(Plotting code records)
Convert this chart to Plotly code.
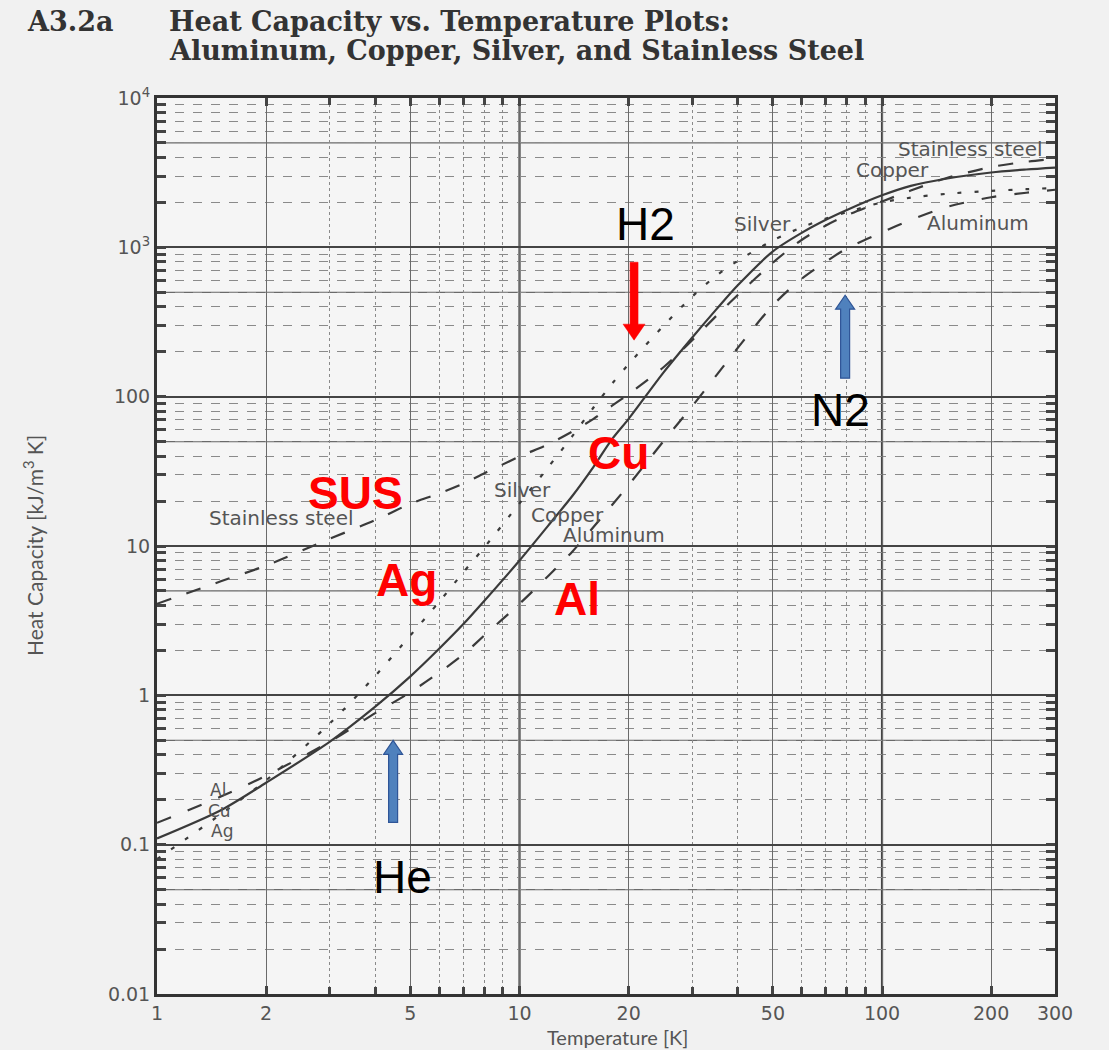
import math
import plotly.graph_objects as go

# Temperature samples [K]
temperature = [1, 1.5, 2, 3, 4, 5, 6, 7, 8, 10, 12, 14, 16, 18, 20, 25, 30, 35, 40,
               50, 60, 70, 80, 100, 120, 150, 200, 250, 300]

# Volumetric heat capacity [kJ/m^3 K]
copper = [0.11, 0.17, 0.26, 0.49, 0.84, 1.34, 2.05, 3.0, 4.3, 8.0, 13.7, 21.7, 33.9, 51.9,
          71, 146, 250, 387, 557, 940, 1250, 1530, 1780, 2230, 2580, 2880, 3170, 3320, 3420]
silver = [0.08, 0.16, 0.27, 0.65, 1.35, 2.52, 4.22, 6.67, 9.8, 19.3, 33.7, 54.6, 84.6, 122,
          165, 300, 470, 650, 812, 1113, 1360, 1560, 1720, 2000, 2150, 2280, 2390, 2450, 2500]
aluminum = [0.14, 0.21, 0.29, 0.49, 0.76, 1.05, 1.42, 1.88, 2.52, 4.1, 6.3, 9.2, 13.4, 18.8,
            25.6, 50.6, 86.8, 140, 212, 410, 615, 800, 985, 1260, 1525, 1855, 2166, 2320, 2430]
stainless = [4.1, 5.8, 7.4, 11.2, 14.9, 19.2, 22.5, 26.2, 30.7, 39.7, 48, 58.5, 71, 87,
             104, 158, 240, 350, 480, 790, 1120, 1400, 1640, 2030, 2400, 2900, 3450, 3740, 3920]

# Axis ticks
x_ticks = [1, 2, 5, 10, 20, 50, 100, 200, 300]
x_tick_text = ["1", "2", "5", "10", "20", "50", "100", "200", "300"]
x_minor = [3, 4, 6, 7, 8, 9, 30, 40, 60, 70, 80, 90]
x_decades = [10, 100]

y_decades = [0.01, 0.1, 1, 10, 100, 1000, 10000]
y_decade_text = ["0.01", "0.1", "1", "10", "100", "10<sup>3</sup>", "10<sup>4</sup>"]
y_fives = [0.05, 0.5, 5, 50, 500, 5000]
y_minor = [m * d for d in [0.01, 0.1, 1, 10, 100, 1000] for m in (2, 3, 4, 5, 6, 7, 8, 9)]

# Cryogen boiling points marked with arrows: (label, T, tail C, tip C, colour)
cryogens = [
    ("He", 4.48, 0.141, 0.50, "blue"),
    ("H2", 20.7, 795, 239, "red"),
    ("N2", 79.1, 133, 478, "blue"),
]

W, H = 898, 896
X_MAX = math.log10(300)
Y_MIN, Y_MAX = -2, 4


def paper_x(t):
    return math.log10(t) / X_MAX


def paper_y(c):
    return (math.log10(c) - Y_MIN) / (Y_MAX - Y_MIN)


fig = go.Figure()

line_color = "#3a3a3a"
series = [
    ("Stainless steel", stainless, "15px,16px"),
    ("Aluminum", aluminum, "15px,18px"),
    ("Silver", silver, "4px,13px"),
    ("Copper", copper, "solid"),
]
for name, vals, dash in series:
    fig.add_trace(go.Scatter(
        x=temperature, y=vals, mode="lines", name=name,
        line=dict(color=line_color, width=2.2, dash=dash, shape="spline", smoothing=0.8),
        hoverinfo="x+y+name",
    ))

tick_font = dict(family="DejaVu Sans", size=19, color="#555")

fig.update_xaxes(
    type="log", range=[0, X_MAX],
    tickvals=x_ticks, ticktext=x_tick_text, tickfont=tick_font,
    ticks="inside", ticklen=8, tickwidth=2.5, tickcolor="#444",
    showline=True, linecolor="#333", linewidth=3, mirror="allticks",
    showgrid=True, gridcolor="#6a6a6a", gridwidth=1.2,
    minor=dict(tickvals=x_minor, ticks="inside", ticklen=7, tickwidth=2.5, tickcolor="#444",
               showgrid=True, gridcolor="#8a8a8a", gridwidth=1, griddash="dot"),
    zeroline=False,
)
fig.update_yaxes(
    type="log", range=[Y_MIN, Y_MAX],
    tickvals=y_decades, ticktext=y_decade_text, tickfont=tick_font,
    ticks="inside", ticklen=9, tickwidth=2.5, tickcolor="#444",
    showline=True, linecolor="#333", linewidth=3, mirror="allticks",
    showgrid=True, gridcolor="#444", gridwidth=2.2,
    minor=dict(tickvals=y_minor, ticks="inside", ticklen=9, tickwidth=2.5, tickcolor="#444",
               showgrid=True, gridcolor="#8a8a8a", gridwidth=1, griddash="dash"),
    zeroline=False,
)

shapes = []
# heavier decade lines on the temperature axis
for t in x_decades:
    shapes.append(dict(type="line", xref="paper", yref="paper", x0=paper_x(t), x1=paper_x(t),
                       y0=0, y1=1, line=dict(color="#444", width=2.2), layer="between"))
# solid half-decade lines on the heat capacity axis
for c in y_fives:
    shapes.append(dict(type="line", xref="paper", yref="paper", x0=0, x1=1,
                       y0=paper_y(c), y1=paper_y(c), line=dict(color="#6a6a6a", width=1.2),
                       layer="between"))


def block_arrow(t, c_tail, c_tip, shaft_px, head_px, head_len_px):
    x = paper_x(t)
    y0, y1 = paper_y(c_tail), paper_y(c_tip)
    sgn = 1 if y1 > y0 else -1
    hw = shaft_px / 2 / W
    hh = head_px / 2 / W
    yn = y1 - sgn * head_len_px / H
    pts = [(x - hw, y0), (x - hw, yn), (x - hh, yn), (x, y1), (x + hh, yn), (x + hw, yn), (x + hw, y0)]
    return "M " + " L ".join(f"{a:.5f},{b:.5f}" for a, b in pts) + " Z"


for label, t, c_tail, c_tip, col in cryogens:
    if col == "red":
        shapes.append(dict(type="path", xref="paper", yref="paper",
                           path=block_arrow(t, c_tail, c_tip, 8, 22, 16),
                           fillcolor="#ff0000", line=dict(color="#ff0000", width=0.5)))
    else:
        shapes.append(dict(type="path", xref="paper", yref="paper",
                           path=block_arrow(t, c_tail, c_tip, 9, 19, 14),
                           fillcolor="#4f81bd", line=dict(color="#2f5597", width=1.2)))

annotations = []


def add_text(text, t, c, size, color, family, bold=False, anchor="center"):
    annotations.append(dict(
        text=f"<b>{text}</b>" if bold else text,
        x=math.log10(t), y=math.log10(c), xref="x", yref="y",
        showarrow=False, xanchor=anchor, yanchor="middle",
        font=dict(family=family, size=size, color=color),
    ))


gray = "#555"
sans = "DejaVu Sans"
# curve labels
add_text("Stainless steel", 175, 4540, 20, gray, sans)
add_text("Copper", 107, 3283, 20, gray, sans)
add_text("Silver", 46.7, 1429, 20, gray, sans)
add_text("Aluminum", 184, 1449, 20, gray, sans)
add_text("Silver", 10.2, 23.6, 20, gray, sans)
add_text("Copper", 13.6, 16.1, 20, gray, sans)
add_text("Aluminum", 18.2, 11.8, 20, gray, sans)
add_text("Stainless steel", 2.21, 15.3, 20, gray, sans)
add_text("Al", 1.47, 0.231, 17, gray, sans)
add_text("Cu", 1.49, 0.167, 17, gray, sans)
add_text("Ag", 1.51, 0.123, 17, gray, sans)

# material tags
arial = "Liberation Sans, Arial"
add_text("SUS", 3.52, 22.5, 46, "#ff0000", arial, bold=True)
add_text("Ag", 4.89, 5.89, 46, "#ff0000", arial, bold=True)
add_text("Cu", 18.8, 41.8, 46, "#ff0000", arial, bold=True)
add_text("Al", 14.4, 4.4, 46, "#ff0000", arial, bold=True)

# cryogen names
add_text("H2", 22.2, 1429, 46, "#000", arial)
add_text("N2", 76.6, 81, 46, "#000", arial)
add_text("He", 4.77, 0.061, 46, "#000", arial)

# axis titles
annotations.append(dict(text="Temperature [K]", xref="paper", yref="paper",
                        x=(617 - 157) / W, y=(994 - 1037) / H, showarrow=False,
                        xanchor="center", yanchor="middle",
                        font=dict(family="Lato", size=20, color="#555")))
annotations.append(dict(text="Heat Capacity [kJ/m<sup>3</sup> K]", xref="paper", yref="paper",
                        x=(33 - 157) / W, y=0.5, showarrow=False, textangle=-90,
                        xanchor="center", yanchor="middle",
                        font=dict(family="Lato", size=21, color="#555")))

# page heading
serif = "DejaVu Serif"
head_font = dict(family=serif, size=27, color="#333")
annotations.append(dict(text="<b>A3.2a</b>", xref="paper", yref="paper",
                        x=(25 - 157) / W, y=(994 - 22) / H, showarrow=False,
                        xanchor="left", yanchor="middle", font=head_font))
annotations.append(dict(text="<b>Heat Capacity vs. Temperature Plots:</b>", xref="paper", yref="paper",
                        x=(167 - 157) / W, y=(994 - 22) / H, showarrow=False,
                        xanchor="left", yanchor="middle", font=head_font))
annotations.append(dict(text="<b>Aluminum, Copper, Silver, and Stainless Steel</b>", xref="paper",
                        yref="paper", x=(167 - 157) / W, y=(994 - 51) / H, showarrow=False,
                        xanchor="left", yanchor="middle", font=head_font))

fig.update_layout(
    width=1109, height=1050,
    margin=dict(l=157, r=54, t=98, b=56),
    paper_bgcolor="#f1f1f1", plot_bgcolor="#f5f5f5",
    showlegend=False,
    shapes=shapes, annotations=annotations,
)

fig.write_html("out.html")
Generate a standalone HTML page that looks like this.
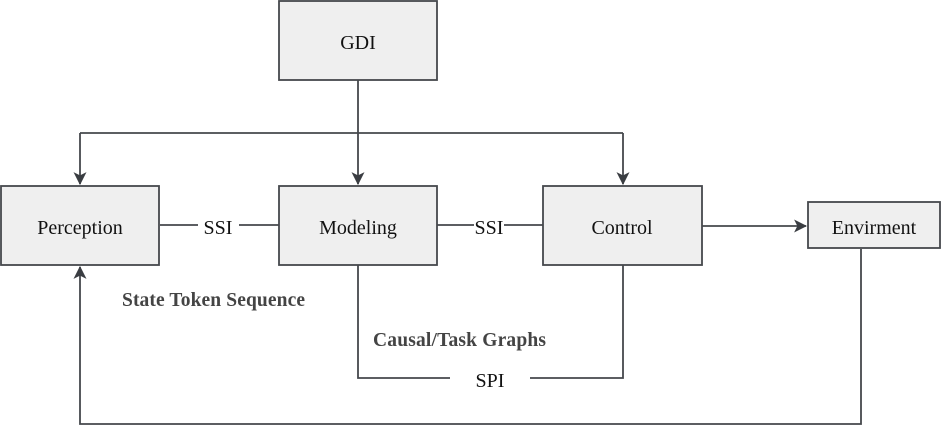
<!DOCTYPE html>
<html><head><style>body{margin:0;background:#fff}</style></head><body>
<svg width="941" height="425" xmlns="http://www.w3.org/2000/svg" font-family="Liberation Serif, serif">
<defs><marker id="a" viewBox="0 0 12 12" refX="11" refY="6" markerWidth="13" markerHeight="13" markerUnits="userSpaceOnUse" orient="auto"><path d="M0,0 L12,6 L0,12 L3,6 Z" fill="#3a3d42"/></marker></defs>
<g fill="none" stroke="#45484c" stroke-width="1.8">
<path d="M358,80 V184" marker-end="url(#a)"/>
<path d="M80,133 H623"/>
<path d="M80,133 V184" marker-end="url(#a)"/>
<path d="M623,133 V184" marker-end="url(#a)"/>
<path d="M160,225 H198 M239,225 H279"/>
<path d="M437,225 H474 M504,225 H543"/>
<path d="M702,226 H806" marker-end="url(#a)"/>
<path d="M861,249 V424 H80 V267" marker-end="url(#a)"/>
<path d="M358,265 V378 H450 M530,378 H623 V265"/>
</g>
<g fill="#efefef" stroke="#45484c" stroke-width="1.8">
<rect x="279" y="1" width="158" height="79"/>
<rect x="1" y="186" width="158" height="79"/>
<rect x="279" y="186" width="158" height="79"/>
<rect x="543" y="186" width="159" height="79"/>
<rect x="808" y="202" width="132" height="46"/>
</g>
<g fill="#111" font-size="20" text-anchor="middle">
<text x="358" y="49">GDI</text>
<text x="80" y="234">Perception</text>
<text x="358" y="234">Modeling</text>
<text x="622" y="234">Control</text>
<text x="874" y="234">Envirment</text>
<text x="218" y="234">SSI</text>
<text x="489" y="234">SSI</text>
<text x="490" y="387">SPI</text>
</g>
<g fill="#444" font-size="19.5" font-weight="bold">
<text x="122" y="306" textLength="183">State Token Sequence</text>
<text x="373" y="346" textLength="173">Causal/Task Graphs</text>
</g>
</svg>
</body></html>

## WHAT YOU NEED TO DO:
Go from the first line of the data above to the line containing "3450, 3740, 3920]" and retype exactly those lines, both included, but none of the pictures.

## SOLUTION TO THIS EXERCISE:
Convert this chart to Plotly code.
import math
import plotly.graph_objects as go

# Temperature samples [K]
temperature = [1, 1.5, 2, 3, 4, 5, 6, 7, 8, 10, 12, 14, 16, 18, 20, 25, 30, 35, 40,
               50, 60, 70, 80, 100, 120, 150, 200, 250, 300]

# Volumetric heat capacity [kJ/m^3 K]
copper = [0.11, 0.17, 0.26, 0.49, 0.84, 1.34, 2.05, 3.0, 4.3, 8.0, 13.7, 21.7, 33.9, 51.9,
          71, 146, 250, 387, 557, 940, 1250, 1530, 1780, 2230, 2580, 2880, 3170, 3320, 3420]
silver = [0.08, 0.16, 0.27, 0.65, 1.35, 2.52, 4.22, 6.67, 9.8, 19.3, 33.7, 54.6, 84.6, 122,
          165, 300, 470, 650, 812, 1113, 1360, 1560, 1720, 2000, 2150, 2280, 2390, 2450, 2500]
aluminum = [0.14, 0.21, 0.29, 0.49, 0.76, 1.05, 1.42, 1.88, 2.52, 4.1, 6.3, 9.2, 13.4, 18.8,
            25.6, 50.6, 86.8, 140, 212, 410, 615, 800, 985, 1260, 1525, 1855, 2166, 2320, 2430]
stainless = [4.1, 5.8, 7.4, 11.2, 14.9, 19.2, 22.5, 26.2, 30.7, 39.7, 48, 58.5, 71, 87,
             104, 158, 240, 350, 480, 790, 1120, 1400, 1640, 2030, 2400, 2900, 3450, 3740, 3920]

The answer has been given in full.